[Numpy-discussion] Regression: in-place operations (possibly intentional)

Charles R Harris charlesr.harris at gmail.com
Fri Sep 21 21:29:12 EDT 2012


On Fri, Sep 21, 2012 at 5:51 PM, Eric Firing <efiring at hawaii.edu> wrote:

> On 2012/09/21 12:20 PM, Nathaniel Smith wrote:
> > On Fri, Sep 21, 2012 at 10:04 PM, Chris Barker <chris.barker at noaa.gov>
> wrote:
> >> On Fri, Sep 21, 2012 at 10:03 AM, Nathaniel Smith <njs at pobox.com>
> wrote:
> >>
> >>> You're right of course.
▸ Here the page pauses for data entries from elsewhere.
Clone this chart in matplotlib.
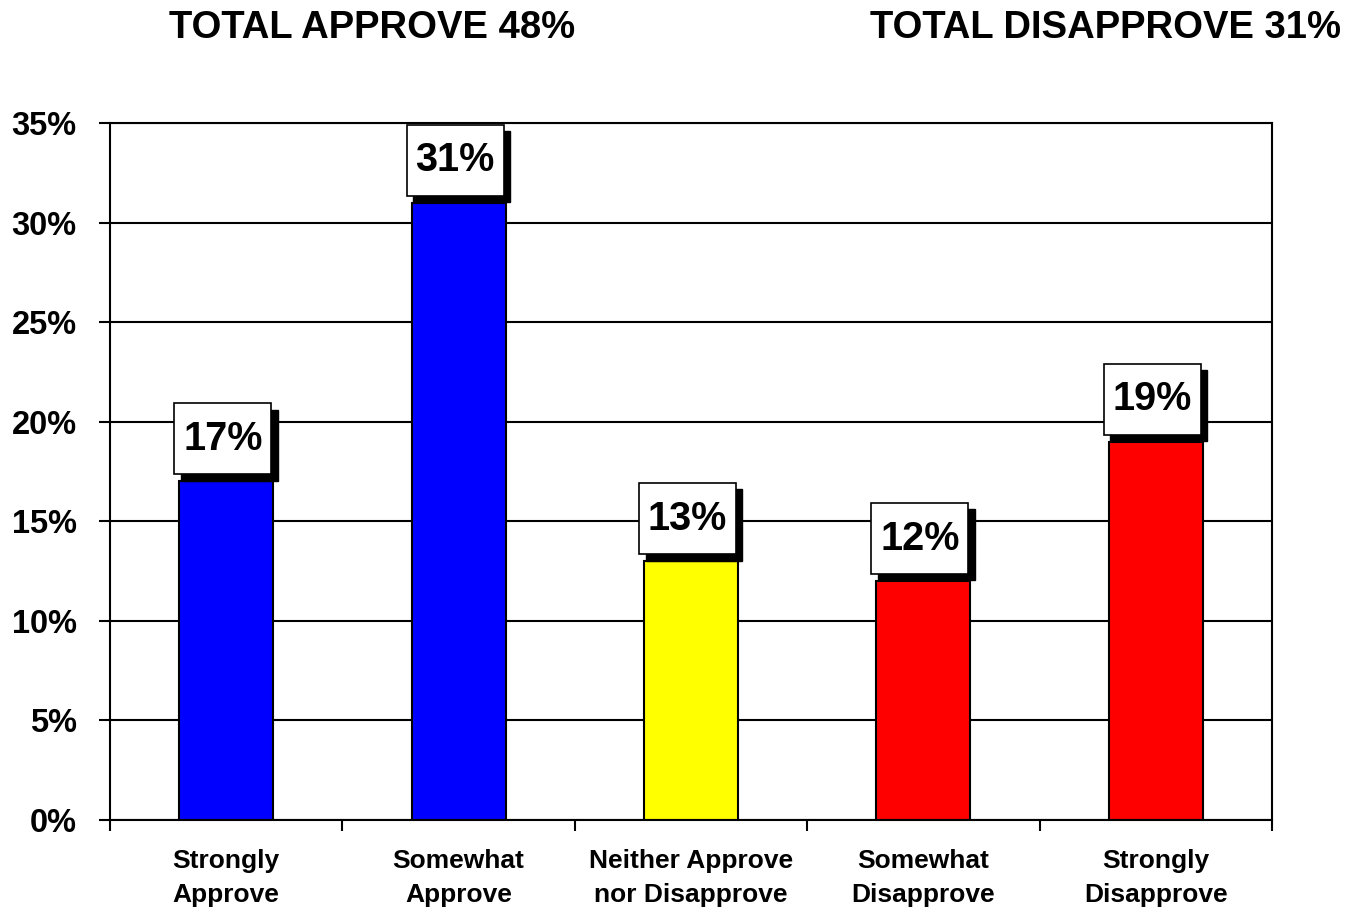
import matplotlib.pyplot as plt
from matplotlib.patches import Rectangle
import numpy as np

plt.rcParams['font.family'] = ['Liberation Sans', 'DejaVu Sans']
plt.rcParams['font.weight'] = 'bold'

# data
categories = ['Strongly\nApprove', 'Somewhat\nApprove', 'Neither Approve\nnor Disapprove',
              'Somewhat\nDisapprove', 'Strongly\nDisapprove']
values = [17, 31, 13, 12, 19]
colors = ['#0000FF', '#0000FF', '#FFFF00', '#FF0000', '#FF0000']
yticks = [0, 5, 10, 15, 20, 25, 30, 35]
title_left = 'TOTAL APPROVE 48%'
title_right = 'TOTAL DISAPPROVE 31%'

fig = plt.figure(figsize=(13.45, 9.07), dpi=100)
ax = fig.add_axes([0.0818, 0.0959, 0.8639, 0.7685])

x = np.arange(len(values))
ax.bar(x, values, width=0.405, color=colors, edgecolor='black', linewidth=1.5, zorder=2)

ax.set_xlim(-0.5, len(values) - 0.5)
ax.set_ylim(0, 35)
ax.set_yticks(yticks)
ax.set_yticklabels(['%d%%' % t for t in yticks], fontsize=23.5, fontweight='bold')
ax.yaxis.grid(True, color='black', linewidth=1.5)
ax.set_axisbelow(True)

# category boundaries as major ticks, labels on minor ticks
ax.set_xticks(np.arange(len(values) + 1) - 0.5)
ax.set_xticklabels([])
ax.set_xticks(x, minor=True)
ax.set_xticklabels(categories, minor=True, fontsize=19, fontweight='bold', linespacing=1.5)
ax.tick_params(axis='x', which='minor', length=0, pad=21)
ax.tick_params(axis='both', which='major', length=8, width=1.5, direction='out')
ax.tick_params(axis='y', pad=16)
for s in ax.spines.values():
    s.set_linewidth(1.5)

# value boxes with drop shadow
bw, bh, gap = 0.417, 3.57, 0.35
sx, sy = 0.028, 0.32
for xi, v in zip(x, values):
    left = xi - bw / 2 - 0.015
    ax.add_patch(Rectangle((left + sx, v + gap - sy), bw, bh, facecolor='black',
                           edgecolor='black', zorder=3, clip_on=False))
    ax.add_patch(Rectangle((left, v + gap), bw, bh, facecolor='white',
                           edgecolor='black', linewidth=1.2, zorder=4, clip_on=False))
    ax.text(left + bw / 2, v + gap + bh / 2, '%d%%' % v, ha='center', va='center',
            fontsize=28.5, fontweight='bold', zorder=5)

fig.text(372 / 1345, 1 - 28 / 907, title_left, ha='center', va='center',
         fontsize=27.5, fontweight='bold')
fig.text(1106 / 1345, 1 - 28 / 907, title_right, ha='center', va='center',
         fontsize=27.5, fontweight='bold')

plt.savefig('out.png', dpi=100)
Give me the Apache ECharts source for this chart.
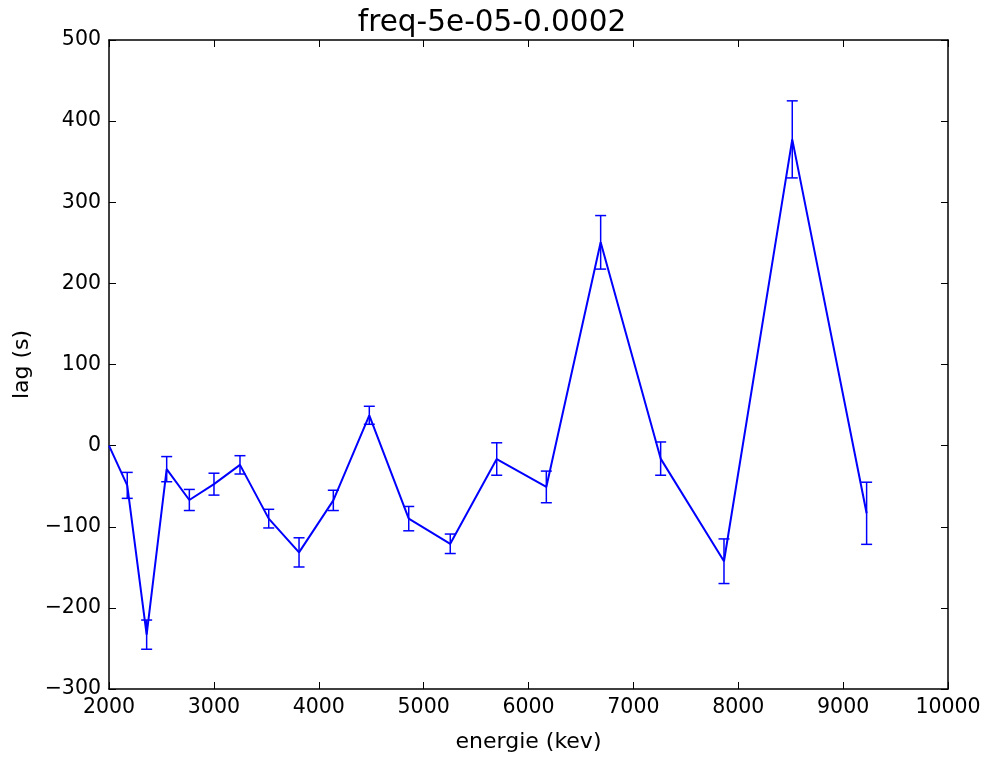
<!DOCTYPE html>
<html>
<head>
<meta charset="utf-8">
<script src="https://cdn.jsdelivr.net/npm/echarts@6/dist/echarts.min.js"></script>
<style>html,body{margin:0;padding:0;background:#fff;}#chart{width:984px;height:758px;}</style>
</head>
<body>
<div id="chart"></div>
<script>
var energy = [2000, 2174, 2359, 2550, 2766, 3001, 3249, 3523, 3812, 4139, 4482, 4858, 5254, 5697, 6170, 6688, 7260, 7864, 8515, 9224];
var lag    = [0, -49, -233, -29, -67, -47.5, -23.7, -90, -131.6, -67.5, 37.4, -90, -121, -16.5, -50.9, 250.6, -16, -142.5, 377.5, -83.4];
var lagErr = [0, 16, 18, 15.5, 13, 13.5, 11.3, 11.5, 18, 12.5, 11.1, 15, 12, 20, 19.5, 33, 20.5, 27.5, 47.5, 38.3];
var xTicks = {min: 2000, max: 10000, interval: 1000};
var yTicks = {min: -300, max: 500, interval: 100};

var chart = echarts.init(document.getElementById('chart'));
var font = 'DejaVu Sans';
var lineData = energy.map(function (x, i) { return [x, lag[i]]; });
var errData = energy.map(function (x, i) { return [x, lag[i], lagErr[i]]; });

function fmt(v) { return v < 0 ? '\u2212' + String(-v) : String(v); }

function axisCommon(extra) {
  var o = {
    type: 'value',
    axisLine: {show: true, onZero: false, lineStyle: {color: '#000', width: 1.5}},
    axisTick: {show: true, inside: true, length: 7, lineStyle: {color: '#000', width: 1}},
    splitLine: {show: false},
    axisLabel: {show: true, color: '#000', fontFamily: font, fontSize: 20.5, margin: 8, formatter: fmt}
  };
  for (var k in extra) o[k] = extra[k];
  return o;
}

var option = {
  animation: false,
  backgroundColor: '#fff',
  title: {
    text: 'freq-5e-05-0.0002',
    left: 'center',
    top: 3,
    textStyle: {fontFamily: font, fontSize: 29.5, fontWeight: 'normal', color: '#000'}
  },
  grid: {left: 109, right: 36, top: 40, bottom: 69, containLabel: false},
  xAxis: [
    axisCommon({min: xTicks.min, max: xTicks.max, interval: xTicks.interval, position: 'bottom',
      name: 'energie (kev)', nameLocation: 'middle', nameGap: 42,
      nameTextStyle: {fontFamily: font, fontSize: 22, color: '#000'}}),
    axisCommon({min: xTicks.min, max: xTicks.max, interval: xTicks.interval, position: 'top',
      axisLabel: {show: false}})
  ],
  yAxis: [
    axisCommon({min: yTicks.min, max: yTicks.max, interval: yTicks.interval, position: 'left',
      name: 'lag (s)', nameLocation: 'middle', nameGap: 76, nameRotate: 90,
      nameTextStyle: {fontFamily: font, fontSize: 22, color: '#000'}}),
    axisCommon({min: yTicks.min, max: yTicks.max, interval: yTicks.interval, position: 'right',
      axisLabel: {show: false}})
  ],
  series: [
    {
      type: 'line',
      data: lineData,
      symbol: 'none',
      lineStyle: {color: '#0000ff', width: 2},
      itemStyle: {color: '#0000ff'},
      z: 3
    },
    {
      type: 'custom',
      data: errData,
      z: 4,
      renderItem: function (params, api) {
        var x = api.value(0), y = api.value(1), e = api.value(2);
        if (!e) return null;
        var top = api.coord([x, y + e]);
        var bot = api.coord([x, y - e]);
        var hw = 5.5;
        var st = {stroke: '#0000ff', lineWidth: 1.5};
        return {
          type: 'group',
          children: [
            {type: 'line', shape: {x1: top[0], y1: top[1], x2: bot[0], y2: bot[1]}, style: st},
            {type: 'line', shape: {x1: top[0] - hw, y1: top[1], x2: top[0] + hw, y2: top[1]}, style: st},
            {type: 'line', shape: {x1: bot[0] - hw, y1: bot[1], x2: bot[0] + hw, y2: bot[1]}, style: st}
          ]
        };
      }
    }
  ]
};
chart.setOption(option);
</script>
</body>
</html>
What I meant is that
> >>>    a += b
> >>> should produce the same result as
> >>>    a[...] = a + b
> >>>
> >>> If we change the casting rule for the first one but not the second,
> though,
> >>> then these will produce different results if a is integer and b is
> float:
> >>
> >> I certainly agree that we would want that, however, numpy still needs
> >> to deal tih pyton symantics, which means that wile (at the numpy
> >> level) we can control what "a[...] =" means, and we can control what
> >> "a + b" produces, we can't change what "a + b" means depending on the
> >> context of the left hand side.
> >>
> >> that means we need to do the casting at the assignment stage, which I
> >> gues is your point -- so:
> >>
> >> a_int += a_float
> >>
> >> should do the addition with the "regular" casting rules, then cast to
> >> an int after doing that.
> >>
> >> not sure the implimentation details.
> >
> > Yes, that seems to be what happens.
> >
> > In [1]: a = np.arange(3)
> >
> > In [2]: a *= 1.5
> >
> > In [3]: a
> > Out[3]: array([0, 1, 3])
> >
> > But still, the question is, can and should we tighten up the
> > assignment casting rules to same_kind or similar?
>
> An example of where tighter casting seems undesirable is the case of
> functions that return integer values with floating point dtype, such as
> rint().  It seems natural to do something like
>
> In [1]: ind = np.empty((3,), dtype=int)
>
> In [2]: rint(np.arange(3, dtype=float) / 3, out=ind)
> Out[2]: array([0, 0, 1])
>
> where one is generating integer indices based on some manipulation of
> floating point numbers.  This works in 1.6 but fails in 1.7.
>

In [16]: rint(arange(3, dtype=float)/3, out=ind, casting='unsafe')
Out[16]: array([0, 0, 1])

I'm not sure how to make this backward compatible though.